#### [Records for processing]
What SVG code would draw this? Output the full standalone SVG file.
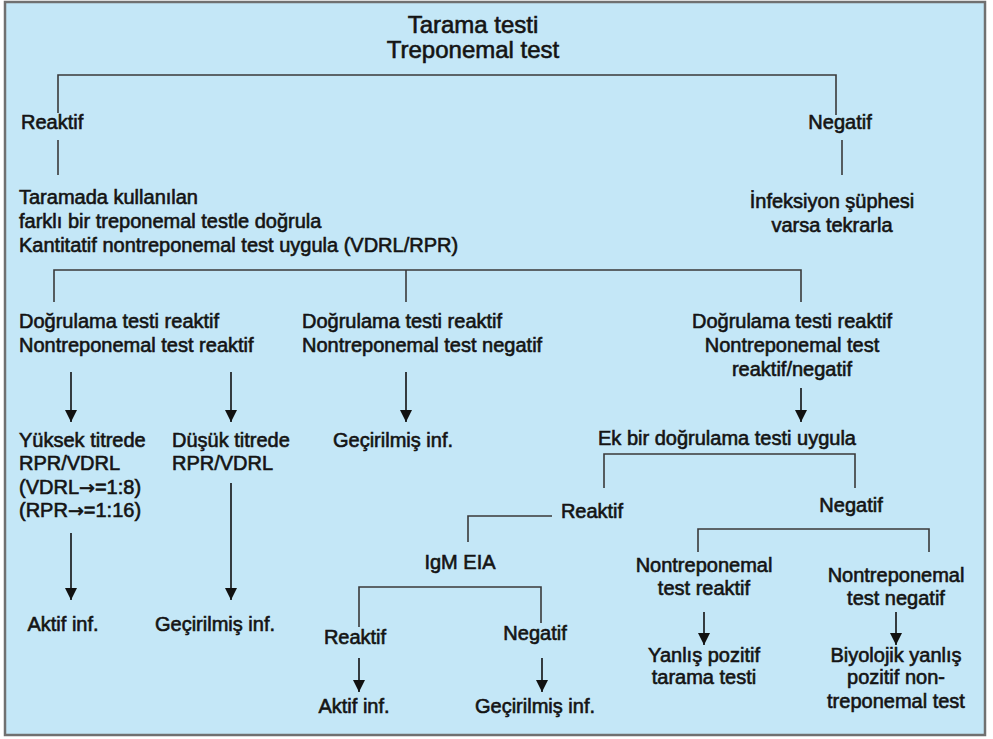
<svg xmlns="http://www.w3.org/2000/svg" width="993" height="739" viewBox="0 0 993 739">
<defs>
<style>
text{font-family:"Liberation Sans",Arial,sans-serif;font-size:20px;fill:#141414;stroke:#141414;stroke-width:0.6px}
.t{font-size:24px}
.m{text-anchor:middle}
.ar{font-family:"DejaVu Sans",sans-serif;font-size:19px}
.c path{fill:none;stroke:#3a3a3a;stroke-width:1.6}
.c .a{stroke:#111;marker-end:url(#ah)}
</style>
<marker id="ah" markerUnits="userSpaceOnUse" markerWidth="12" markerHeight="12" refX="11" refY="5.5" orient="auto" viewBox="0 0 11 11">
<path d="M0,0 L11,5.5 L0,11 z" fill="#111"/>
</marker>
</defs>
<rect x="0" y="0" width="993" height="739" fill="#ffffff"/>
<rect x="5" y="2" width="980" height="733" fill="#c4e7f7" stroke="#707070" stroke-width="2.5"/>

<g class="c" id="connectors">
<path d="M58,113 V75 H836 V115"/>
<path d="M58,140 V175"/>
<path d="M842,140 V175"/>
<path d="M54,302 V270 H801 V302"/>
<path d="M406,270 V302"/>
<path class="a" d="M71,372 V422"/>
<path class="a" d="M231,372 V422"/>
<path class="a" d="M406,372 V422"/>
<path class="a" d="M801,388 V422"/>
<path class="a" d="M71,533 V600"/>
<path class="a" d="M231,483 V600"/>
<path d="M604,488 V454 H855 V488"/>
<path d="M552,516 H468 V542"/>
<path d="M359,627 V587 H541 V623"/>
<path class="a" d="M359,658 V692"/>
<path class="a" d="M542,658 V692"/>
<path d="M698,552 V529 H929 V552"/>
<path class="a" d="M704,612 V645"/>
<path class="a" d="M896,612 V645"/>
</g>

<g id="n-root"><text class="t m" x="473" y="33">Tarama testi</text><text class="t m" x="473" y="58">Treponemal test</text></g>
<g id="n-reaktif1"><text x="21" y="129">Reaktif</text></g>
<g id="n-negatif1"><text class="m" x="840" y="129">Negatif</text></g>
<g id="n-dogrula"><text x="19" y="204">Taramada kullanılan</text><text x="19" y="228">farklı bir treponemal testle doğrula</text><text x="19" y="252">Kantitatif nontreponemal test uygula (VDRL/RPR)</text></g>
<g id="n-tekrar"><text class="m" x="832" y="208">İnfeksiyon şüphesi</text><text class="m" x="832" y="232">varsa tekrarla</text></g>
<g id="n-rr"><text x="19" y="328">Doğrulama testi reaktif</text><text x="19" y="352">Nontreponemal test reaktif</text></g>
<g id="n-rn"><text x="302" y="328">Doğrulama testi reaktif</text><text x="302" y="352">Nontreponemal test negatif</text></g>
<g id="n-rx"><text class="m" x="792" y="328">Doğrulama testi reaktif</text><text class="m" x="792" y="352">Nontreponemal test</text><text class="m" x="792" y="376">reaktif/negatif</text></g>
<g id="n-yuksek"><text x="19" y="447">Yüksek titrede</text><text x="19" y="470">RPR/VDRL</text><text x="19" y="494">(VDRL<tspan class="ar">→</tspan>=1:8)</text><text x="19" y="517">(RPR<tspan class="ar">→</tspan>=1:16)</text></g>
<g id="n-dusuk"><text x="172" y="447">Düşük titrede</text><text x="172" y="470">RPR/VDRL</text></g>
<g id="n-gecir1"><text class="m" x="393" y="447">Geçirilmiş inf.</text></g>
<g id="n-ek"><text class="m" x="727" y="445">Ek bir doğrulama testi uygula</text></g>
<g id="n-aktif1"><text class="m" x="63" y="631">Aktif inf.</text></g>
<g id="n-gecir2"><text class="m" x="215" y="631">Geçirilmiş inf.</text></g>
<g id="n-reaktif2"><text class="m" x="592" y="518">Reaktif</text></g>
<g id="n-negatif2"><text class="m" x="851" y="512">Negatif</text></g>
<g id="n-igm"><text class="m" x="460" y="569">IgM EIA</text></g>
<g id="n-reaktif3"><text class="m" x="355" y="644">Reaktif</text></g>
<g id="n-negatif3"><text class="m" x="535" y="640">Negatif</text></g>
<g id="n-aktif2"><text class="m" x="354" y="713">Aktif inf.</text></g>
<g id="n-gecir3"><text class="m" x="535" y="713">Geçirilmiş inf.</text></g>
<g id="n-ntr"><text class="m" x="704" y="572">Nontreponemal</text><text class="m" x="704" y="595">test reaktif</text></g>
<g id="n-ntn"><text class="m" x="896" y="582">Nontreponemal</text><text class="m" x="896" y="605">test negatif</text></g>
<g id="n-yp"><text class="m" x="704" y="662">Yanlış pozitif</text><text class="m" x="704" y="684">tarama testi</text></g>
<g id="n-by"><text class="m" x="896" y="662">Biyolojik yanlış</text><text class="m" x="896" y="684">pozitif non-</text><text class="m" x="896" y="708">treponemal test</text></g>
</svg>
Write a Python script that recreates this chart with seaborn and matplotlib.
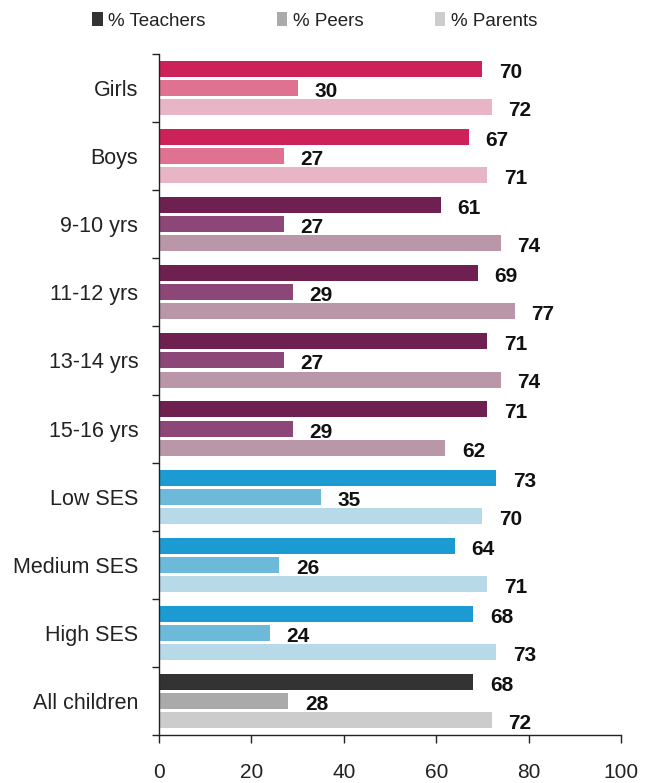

#### [Task goal]
Report how many lines in the data include the word "this", and give nothing but the count.

#### [The response]
2